North American stock markets opened with a softer, more cautious tone after the Dow's impressive record-breaking run from last week. Some disappointing economic data overnight out of China, as well as still unresolved fiscal matters in the U.S., have investors wondering whether a short-term correction in equities is approaching.
In early trading, the S&P/TSX composite index was down 13 points, or 0.1 per cent, at 12,821. Both oil and gold prices were little changed, helping to maintain a steady tone.
Shares in Research In Motion Ltd. were up about 6 per cent. AT&T announced today that it will sell the new Z10 BlackBerry 10 smartphone model starting Tuesday for $199.99 (U.S.), with shipments to begin March 22.
The Dow Jones industrial average - which had closed at record highs for four consecutive days - was down 14 points, or 0.1 per cent, at 14,383. The S&P 500, less than 1 per cent away from its all-time high, was down 3 points, or 0.2 per cent, at 1,548.
In Asia overnight, Chinese stocks were down 0.3 per cent as the country released data showing a rise in inflation to 3.2 per cent in February from a year earlier, the highest bump since April of last year. The rise from inflation of 2 per cent in January was likely tied to a short-term increase in prices during the Lunar New Year holiday. Meanwhile, industrial production in China grew 9.9 per cent in January and February, slowing from a 10.3-per-cent gain in December. Year-over-year retail sales during that two-month period also slowed to 12.3 per cent from 15.2 per cent in December.
European stocks this morning are mostly lower, but not by much, and London's FTSE 100 is bucking the trend, up 0.2 per cent. Italy's FTSE MIB index is particularly under pressure, down 0.5 per cent. Late Friday, there was a reminder about how precarious Italy's governing situation has become after Fitch Ratings cut the country's credit rating one notch to triple-B-plus. Italian bond yields edged higher in the wake of the downgrade, an action that was tied to the country's inconclusive elections last month.
Here in North American, the focus is turning back to fiscal battles in Washington. Automatic spending cuts are taking hold in the U.S. after the Democrats and Republicans failed to reach a budget deal at the start of this month. Economists warn U.S. gross domestic product growth will be under pressure later this year if the spending cuts stay in place.
Officials from the House and Senate budget committees this week will release proposals that are aimed at averting a partial shutdown of the government by March 27. Right now, it appears acrimonious negotiations lie ahead, a recipe for market instability.
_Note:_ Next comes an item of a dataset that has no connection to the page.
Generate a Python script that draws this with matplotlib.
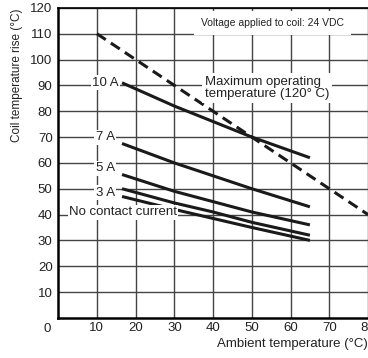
import numpy as np
import matplotlib
matplotlib.use('Agg')
import matplotlib.pyplot as plt

plt.rcParams['font.family'] = ['Liberation Sans', 'DejaVu Sans']

# curve endpoints (ambient temp, coil rise)
curve_x = [16.5, 30, 40, 50, 65]
rise_10A = [91, 82, 76, 70, 62]
rise_7A = [67.5, 60, 55, 50, 43]
rise_5A = [55.5, 49, 45, 41, 36]
rise_3A = [50, 44.5, 41, 37, 32]
rise_none = [47, 42, 38.5, 35, 30]
max_x = [10, 80]
max_y = [110, 40]

labels = ['10 A', '7 A', '5 A', '3 A']
label_y = [91, 70, 58, 48.5]

fig = plt.figure(figsize=(3.68, 3.58), dpi=100)
ax = fig.add_axes([0.158, 0.112, 0.842, 0.866])
ax.set_xlim(0, 80)
ax.set_ylim(0, 120)

ax.set_xticks(range(10, 81, 10))
ax.set_yticks(range(10, 121, 10))
ax.grid(True, color='#444444', lw=1.0, zorder=0)
ax.tick_params(length=0, labelsize=9.5, colors='#222222', pad=4)
ax.tick_params(axis='x', pad=3)
for s in ['left', 'bottom']:
    ax.spines[s].set_linewidth(1.8)
ax.spines['top'].set_linewidth(1.2)
ax.spines['right'].set_visible(False)

for ys in [rise_10A, rise_7A, rise_5A, rise_3A, rise_none]:
    ax.plot(curve_x, ys, color='#1a1a1a', lw=2.2, zorder=3, solid_capstyle='butt')
ax.plot(max_x, max_y, color='#1a1a1a', lw=2.2, ls=(0, (3.5, 2)), zorder=3)

box = dict(facecolor='white', edgecolor='none', pad=1.0)
for lab, yy in zip(labels, label_y):
    ax.text(12.2, yy, lab, ha='center', va='center', fontsize=9.5,
            color='#222222', bbox=box, zorder=4)
ax.text(2.8, 40.8, 'No contact current', ha='left', va='center', fontsize=9.5,
        color='#222222', bbox=box, zorder=4)
ax.text(37.8, 89, 'Maximum operating\ntemperature (120\u00b0 C)', ha='left',
        va='center', fontsize=9.5, color='#222222', linespacing=1.0,
        bbox=dict(facecolor='white', edgecolor='none', pad=2.0), zorder=4)
ax.text(37.0, 114.2, 'Voltage applied to coil: 24 VDC', ha='left', va='center',
        fontsize=7.5, color='#222222',
        bbox=dict(facecolor='white', edgecolor='none', pad=5.0), zorder=4)

ax.text(-0.035, -0.037, '0', transform=ax.transAxes, ha='center', va='center',
        fontsize=9.5, color='#222222')
fig.text(1.0, 0.04, 'Ambient temperature (\u00b0C)', ha='right', va='center',
         fontsize=9.5, color='#222222')
fig.text(0.046, 0.79, 'Coil temperature rise (\u00b0C)', rotation=90,
         ha='center', va='center', fontsize=8.5, color='#222222')

plt.savefig('out.png', dpi=100)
In other stock moves this morning, Dell Inc. shares were up 0.7 per cent after Carl Icahn said he entered into a confidentiality agreement with the computer maker. This came less than a week after the activist investor joined a growing chorus of opposition to co-founder Michael Dell’s plan to take the firm private.
Genworth Financial Inc. shares were up nearly 7 per cent after Barron's this weekend ran a bullish story on the company titled "Why genworth will finally reward investors."